So a Wired post in “A Geeks Guide to the Galaxy,” I think by David Barr Kirtley, and a post on SyFy Channel’s official blog by Marc Bernadin, both quote Michael Chabon insisting that writing professors are biased against genre fiction in general and science fiction in particular.
“I had a lot of shameful, cowardly answers for that question. Like, I had been taught early on in college and graduate school that I wouldn’t be taken seriously if I wrote genre fiction, and not only would I not be taken seriously, but people just really didn’t want to read it, like, my workshop mates and my workshop leaders. I had workshop leaders who just out-and-out said, ‘Please do not turn science fiction in to this workshop.’ That was discouraging, obviously, and if I had had more courage and more integrity, I might have stood up to it more than I did, but I wanted to be read, and I wanted to receive whatever benefits there were to be received from the people I was in workshop with, and the teachers I was studying from.
Bernadin, in particular, grouses on about how this is bigotry, ending his post by saying “stupid professors.” I’m used to academic bashing. And Chabon and the bloggers and commenters would be right if the broader field of composition was discouraging genre fiction. But they’re not right; in fact they’re completely wrong. Incorporating pop culture, genre fiction, and video games are an absolute obsession in composition studies right now. Trust me; as someone who is more of a traditionalist, I and others like me actually feel a bit of pressure to introduce those things into our pedagogy. There are thousands of classes on science fiction being taught in the academy. There are dozens of journal articles on fan fiction and online fandom communities. There are conferences just on Joss Whedon and MMORPGs. This stuff has penetrated our field on the highest level. What Chabon is saying simply is not an accurate depiction of the field anymore.

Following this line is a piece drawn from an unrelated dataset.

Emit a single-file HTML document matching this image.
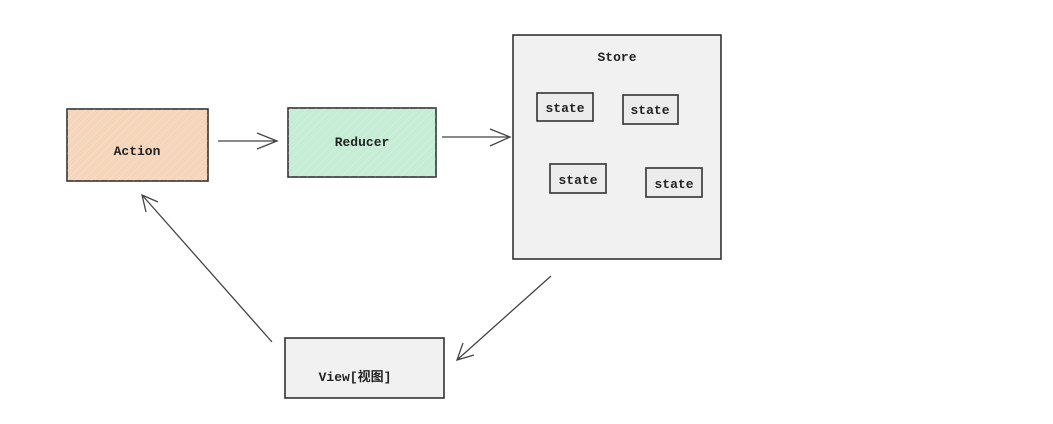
<!DOCTYPE html>
<html><head><meta charset="utf-8"><style>
body{margin:0;background:#fff;}
svg text{font-family:"Liberation Mono","Noto Sans CJK SC",monospace;font-size:13px;font-weight:bold;fill:#222;}
</style></head><body>
<svg width="1053" height="419" viewBox="0 0 1053 419" xmlns="http://www.w3.org/2000/svg">
<defs>
<pattern id="h" width="6" height="6" patternUnits="userSpaceOnUse" patternTransform="rotate(45)">
<line x1="0" y1="0" x2="0" y2="6" stroke="#fff" stroke-opacity="0.35" stroke-width="1"/>
</pattern>
</defs>
<g stroke="#333" stroke-width="1.6">
<rect x="67" y="109" width="141" height="72" fill="#f6d6ba"/>
<rect x="67" y="109" width="141" height="72" fill="url(#h)" stroke="none"/>
<rect x="288" y="108" width="148" height="69" fill="#c5ecd5"/>
<rect x="288" y="108" width="148" height="69" fill="url(#h)" stroke="none"/>
<rect x="513" y="35" width="208" height="224" fill="#f1f1f1"/>
<rect x="537" y="93" width="56" height="28" fill="#ececec"/>
<rect x="623" y="95" width="55" height="29" fill="#ececec"/>
<rect x="550" y="164" width="56" height="29" fill="#ececec"/>
<rect x="646" y="168" width="56" height="29" fill="#ececec"/>
<rect x="285" y="338" width="159" height="60" fill="#f1f1f1"/>
</g>
<g stroke="#444" stroke-width="1.3" fill="none">
<path d="M218 141 L277 141 M257 133 L277 141 L257 149"/>
<path d="M442 137 L510 137 M490 129 L510 137 L490 146"/>
<path d="M551 276 L457 360 M463 343 L457 360 L474 355"/>
<path d="M272 342 L142 195 M146 212 L142 195 L158 202"/>
</g>
<text x="137" y="155" text-anchor="middle">Action</text>
<text x="362" y="146" text-anchor="middle">Reducer</text>
<text x="617" y="61" text-anchor="middle">Store</text>
<text x="565" y="112" text-anchor="middle">state</text>
<text x="650" y="114" text-anchor="middle">state</text>
<text x="578" y="184" text-anchor="middle">state</text>
<text x="674" y="188" text-anchor="middle">state</text>
<text x="355" y="381" text-anchor="middle">View[视图]</text>
</svg>
</body></html>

I’ll leave aside the continuing issue of the strange contention that genre fiction and its fans get no respect, when they are the single most powerful force in the entertainment industry. Here’s the larger question: why did nobody perform a reality check? The Wired blog is a professional blog. The SyFy blog is a professional blog. People are getting paid for this. Why didn’t they do fifteen minutes of Googling and find out if this was still an accurate portrayal? Blogs are over a decade old now. They have saturated our media and our now among our most powerful and well-read media institutions. And yet there remains no consistent standards of evidence on blogs. I remember several years ago, reading the car blog Jalopnik. One of their writers, again a professional, said that electrical cars couldn’t be that good for the environment because the electricity has to be generated somewhere. As commenters swiftly pointed out, it’s far more efficient to generate electricity at a power plant than it is to run an internal combustion engine. But they shouldn’t have had to. Why on earth would someone getting paid to blog not do even minimal research on a contention he was making? That lack of consistent standards and failure to research is still all too present in the blogging form, and I see no evidence that it will soon improve.